Unitarian Universalism as a whole is entering into a period of profound change.  Like a young adult who is finding the old answers are still good, yet not quite good enough, many Unitarian Universalists individuals and groups are asking profound questions about what it means to be a UU and by extension, what it means to be fully human.  

These types of questions often result in change. The problem is in a collective, we don’t all change at the same time.  Some of us are a little ahead of the curve.  Some of us are a little behind the curve and a whole lot of us make up the curve itself.  

What’s important is the process of change.  How we move toward where we are pulled without untethering all the links to our past while still keeping communal care and a vision of a shared future that expands to include an ever growing number of spiritual and religious travelers on our collective journey.

It’s not easy.  We will all leave things behind.  But, I suspect that we will all also find new ways of being that had not previously occurred to us.  In short, we will enter into a period like this one and we exit from that period, over and over again. At our exit, we will be different, but the same.  At our exit, we will discover a new normal which will be different, but the same.  

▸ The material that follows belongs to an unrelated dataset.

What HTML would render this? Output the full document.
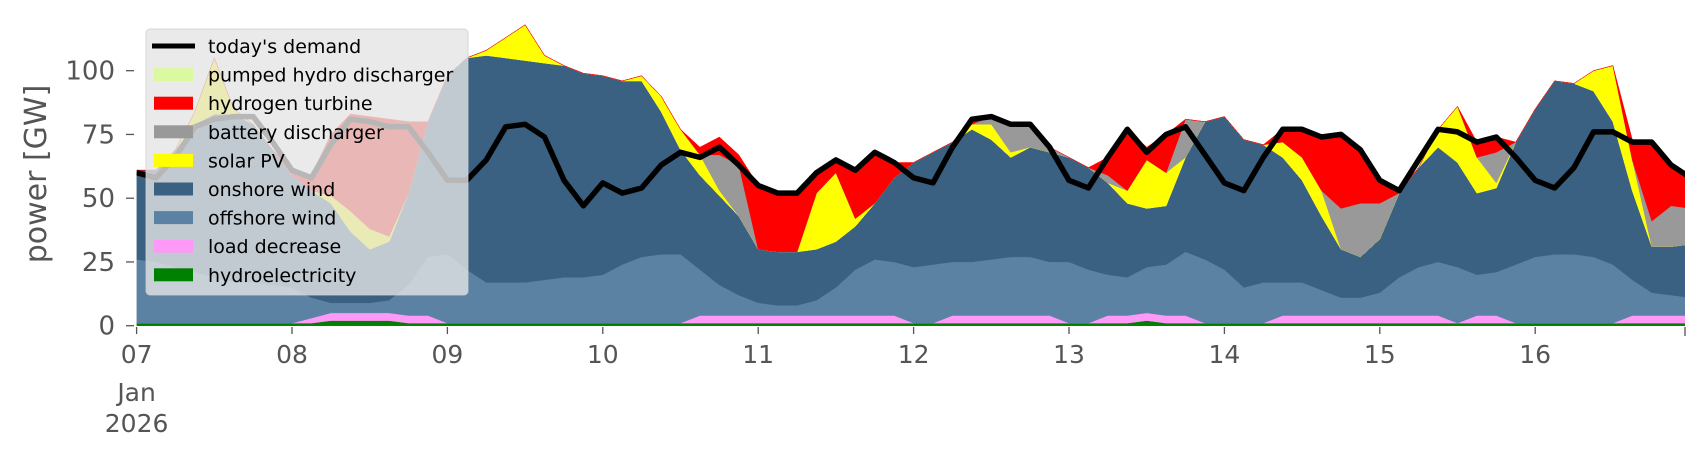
<!DOCTYPE html>
<html><head><meta charset="utf-8"><style>
html,body{margin:0;padding:0;background:#fff;}
svg{display:block;font-family:"DejaVu Sans","Liberation Sans",sans-serif;}
</style></head><body>
<svg id="chart" width="1706" height="460" viewBox="0 0 1706 460" xmlns="http://www.w3.org/2000/svg">
<defs><clipPath id="plotclip"><rect x="136.6" y="0" width="1548.4" height="330"/></clipPath></defs>
<g id="areas" clip-path="url(#plotclip)"></g>
<g id="axes"></g>
<text transform="translate(46,174) rotate(-90)" text-anchor="middle" font-size="30" fill="#555">power [GW]</text>
<g id="legend"></g>
</svg>
<script>
const days = [];
for (let i = 0; i <= 80; i++) days.push(i / 8);
const demand = [60,58,66,78,81,82,82,72, 61,58,71,81,80,78,78,68, 57,57,65,78,79,74,57,47, 56,52,54,63,68,66,70,63, 55,52,52,60,65,61,68,64, 58,56,70,81,82,79,79,70, 57,54,66,77,68,75,78,67, 56,53,66,77,77,74,75,69, 57,53,65,77,76,72,74,66, 57,54,62,76,76,72,72,63, 58];
const hydro = [1,1,1,1,1,1,1,1, 1,1,2,2,2,2,1,1, 1,1,1,1,1,1,1,1, 1,1,1,1,1,1,1,1, 1,1,1,1,1,1,1,1, 1,1,1,1,1,1,1,1, 1,1,1,1,2,1,1,1, 1,1,1,1,1,1,1,1, 1,1,1,1,1,1,1,1, 1,1,1,1,1,1,1,1, 1];
const loadDecrease = [0,0,0,0,0,0,0,0, 0,2,3,3,3,3,3,3, 0,0,0,0,0,0,0,0, 0,0,0,0,0,3,3,3, 3,3,3,3,3,3,3,3, 0,0,3,3,3,3,3,3, 0,0,3,3,3,3,3,0, 0,0,0,3,3,3,3,3, 3,3,3,3,0,3,3,0, 0,0,0,0,0,3,3,3, 3];
const offshore = [25,24,22,20,18,16,16,15, 14,8,4,4,4,5,12,23, 27,21,16,16,16,17,18,18, 19,23,26,27,27,18,12,8, 5,4,4,6,11,18,22,21, 22,23,21,21,22,23,23,21, 24,21,16,15,18,20,25,25, 21,14,16,13,13,10,7,7, 9,15,19,21,22,16,17,23, 26,27,27,26,23,14,9,8, 7];
const onshore = [35,36,46,58,64,66,62,53, 44,42,39,28,21,23,36,53, 70,83,89,88,87,85,83,80, 78,72,69,56,41,37,35,31, 21,21,21,20,18,17,22,33, 41,44,47,52,47,39,43,43, 41,40,36,29,23,23,37,54, 60,58,54,49,40,29,19,16, 21,33,39,45,41,32,33,48, 58,68,67,65,56,35,18,19, 21];
const pumpedHydro = [0,0,0,0,0,0,0,0, 0,0,0,0,0,0,0,0, 0,0,0,0,0,0,0,0, 0,0,0,0,0,0,0,0, 0,0,0,0,0,0,0,0, 0,0,0,0,0,0,0,0, 0,0,0,0,0,0,0,0, 0,0,0,0,0,0,0,0, 0,0,0,0,0,0,0,0, 0,0,0,0,0,0,0,0, 0];
const solar = [0,0,0,5,22,2,0,0, 0,0,3,8,8,2,0,0, 0,0,2,8,14,3,0,0, 0,0,2,6,8,8,2,0, 0,0,0,22,27,3,0,0, 0,0,0,2,6,2,0,0, 0,0,0,5,19,13,0,0, 0,0,0,6,9,10,0,0, 0,0,0,7,22,14,2,0, 0,0,0,8,22,12,0,0, 0];
const battery = [0,0,0,0,0,0,0,0, 0,0,0,0,0,0,0,0, 0,0,0,0,0,0,0,0, 0,0,0,0,0,0,14,20, 0,0,0,0,0,0,0,0, 0,0,0,0,3,11,9,2, 0,0,3,0,0,0,15,0, 0,0,0,0,0,0,16,21, 14,0,0,0,0,0,12,0, 0,0,0,0,0,0,10,16, 14];
const hydrogen = [0,0,0,0,0,0,0,0, 3,6,24,38,44,46,28,0, 0,0,0,0,0,0,0,0, 0,0,0,0,0,3,7,4, 25,23,23,8,5,19,20,6, 0,0,0,2,0,0,0,0, 0,0,7,24,5,15,0,0, 0,0,0,5,11,22,29,21, 9,1,0,0,0,6,6,0, 0,0,0,0,0,8,32,17, 13];
const yTicks = [0,25,50,75,100];
const xTickLabels = ["07","08","09","10","11","12","13","14","15","16"];

const X0 = 136.6, DAYPX = 155.4, Y0 = 325.7, GWPX = 2.55;
function xScale(d){ return X0 + DAYPX * d; }
function yScale(v){ return Y0 - GWPX * v; }
const NS = "http://www.w3.org/2000/svg";
function mk(tag, attrs, parent){ const e = document.createElementNS(NS, tag); for (const k in attrs) e.setAttribute(k, attrs[k]); parent.appendChild(e); return e; }

const layers = [
  {key:'hydroelectricity', data:hydro, color:'#008000'},
  {key:'load-decrease', data:loadDecrease, color:'#ff99f8'},
  {key:'offshore-wind', data:offshore, color:'#5b82a3'},
  {key:'onshore-wind', data:onshore, color:'#3a6082'},
  {key:'pumped-hydro', data:pumpedHydro, color:'#dbf9a0'},
  {key:'solar-pv', data:solar, color:'#ffff00'},
  {key:'battery-discharger', data:battery, color:'#999999'},
  {key:'hydrogen-turbine', data:hydrogen, color:'#ff0000'}
];
const areas = document.getElementById('areas');
let base = days.map(() => 0);
layers.forEach(L => {
  const top = base.map((b, i) => b + L.data[i]);
  let d = '';
  days.forEach((t, i) => { d += (i ? 'L' : 'M') + xScale(t).toFixed(1) + ',' + yScale(top[i]).toFixed(1); });
  for (let i = days.length - 1; i >= 0; i--) d += 'L' + xScale(days[i]).toFixed(1) + ',' + yScale(base[i]).toFixed(1);
  const p = mk('path', {d: d + 'Z', fill: L.color, stroke: L.color, 'stroke-width': 0.5}, areas);
  
  
  base = top;
});
let dl = '';
days.forEach((t, i) => { dl += (i ? 'L' : 'M') + xScale(t).toFixed(1) + ',' + yScale(demand[i]).toFixed(1); });
const dline = mk('path', {d: dl, fill: 'none', stroke: '#000', 'stroke-width': 5.5, 'stroke-linejoin': 'round'}, areas);



const axes = document.getElementById('axes');
yTicks.forEach(v => {
  const y = yScale(v);
  const tk = mk('line', {x1: 126, x2: 134, y1: y, y2: y, stroke: '#555', 'stroke-width': 1.3}, axes);
  
  
  const tx = mk('text', {x: 115, y: y + 9, 'text-anchor': 'end', 'font-size': 26, fill: '#555'}, axes);
  tx.textContent = String(v);
  
  
});
xTickLabels.forEach((lab, i) => {
  const x = xScale(i);
  const tk = mk('line', {x1: x, x2: x, y1: 327, y2: 334, stroke: '#555', 'stroke-width': 1.3}, axes);
  
  
  const tx = mk('text', {x: x, y: 363, 'text-anchor': 'middle', 'font-size': 25, fill: '#555'}, axes);
  tx.textContent = lab;
  
  
});
const endTk = mk('line', {x1: 1685, x2: 1685, y1: 327, y2: 336, stroke: '#555', 'stroke-width': 1.3}, axes);


[['Jan', 401], ['2026', 432]].forEach(([s, y]) => {
  const tx = mk('text', {x: xScale(0), y: y, 'text-anchor': 'middle', 'font-size': 25, fill: '#555'}, axes);
  tx.textContent = s;
  
  
});

const legend = document.getElementById('legend');
const lbg = mk('rect', {x: 146, y: 29, width: 322, height: 266, rx: 4, fill: '#e5e5e5', 'fill-opacity': 0.8, stroke: '#d0d0d0', 'stroke-opacity': 0.8}, legend);


const entries = [
  ["today's demand", '#000', true],
  ['pumped hydro discharger', '#dbf9a0', false],
  ['hydrogen turbine', '#ff0000', false],
  ['battery discharger', '#999999', false],
  ['solar PV', '#ffff00', false],
  ['onshore wind', '#3a6082', false],
  ['offshore wind', '#5b82a3', false],
  ['load decrease', '#ff99f8', false],
  ['hydroelectricity', '#008000', false]
];
entries.forEach(([lab, col, isLine], i) => {
  const cy = 46 + i * 28.6;
  const g = mk('g', {}, legend);
  
  
  if (isLine) mk('line', {x1: 152, x2: 195, y1: cy, y2: cy, stroke: col, 'stroke-width': 5}, g);
  else mk('rect', {x: 154, y: cy - 6.5, width: 39, height: 13, fill: col}, g);
  const t = mk('text', {x: 208, y: cy + 7, 'font-size': 19, fill: '#000'}, g);
  t.textContent = lab;
});
</script>
</body></html>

Entering into this period takes inventiveness of the spirit.  It takes patience with each other.  It takes a willingness to embrace ambiguity of that new, yet unknown normal toward which we’re all heading, despite not at all being sure what it looks like or when we’ve arrived.

This process I’m describing is at the core of what it means to be human.  We like to think of this process as having that exit I talked about, but sometimes, I’m not so sure it does.  Maybe change is so lifelong, so constant and so human that we need to insert beginnings and ends to keep our sanity and avoid the exhaustion that comes with it.  

This living, breathing, liberating, redemptive and joyous faith we all share can be a lot of work.  Knowing that change is coming makes many of us long for a humanity that can’t be:  one that is fixed and stagnant….a never-changing normal that we all know is not really a real thing.  We spend much of our time building systems, ideas, dreams and destinations around this imaginary fixed normal only to be jousted out of our spiritual slumber when profound change shows up yet again.  

Thank you for all that you do for and with Emerson.  We are a community that can and will enter into this period and emerge better off for it.  Stronger, faster, and even more ready to live our mission in this world.